The maintainers in corrosion control are looking for metal that has deteriorated over time. The checks are done on the B-52 every 300 flying hours. 

“It’s very similar to a vehicle rusting,” said Master Sgt. Chris Kurz, 5th MXS structural maintenance NCO in charge. “Any type of corrosion will degrade the structural integrity of aircraft which if ignored could lead to a serious incident.” 

The maintainers develop a strict schedule of when maintenance and inspections are required, but this can be put off track if the parts are not available. In the past six months, the availability of parts has been on track allowing the maintenance to stay on or ahead of schedule according to Captain Boring. 
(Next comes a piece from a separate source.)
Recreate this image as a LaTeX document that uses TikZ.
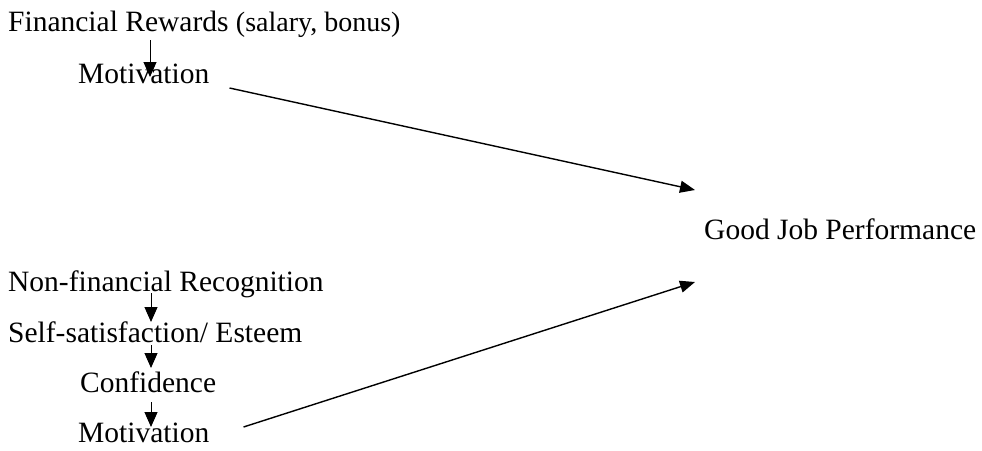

“The availability of parts ranks number two behind the expertise of our maintainers in keeping the fleet healthy,” said the captain. “We have a really good relationship with the Airmen in the 5th LRS (Logistics Readiness Squadron). They are very aggressive in finding the needed parts and a big part of our successful MC rate.” 

At certain intervals, the B-52 is sent to depot at Tinker Air Force Base, Okla., for a major overhaul of the aircraft. The aircraft spend about six months there and the teams look at the internal structural integrity, all aircraft systems, check the functionality and add any modifications to the aircraft before returning it to operational duty. 

“Our wing jet is coming out of phase inspection this week. This jet is almost in the same pristine condition as it was when it came off the line in 1960,” said Colonel Lane. “The quality of Airmen, NCOs, Chiefs and officers in this maintenance organization are the best I’ve seen in 34 years of my career.”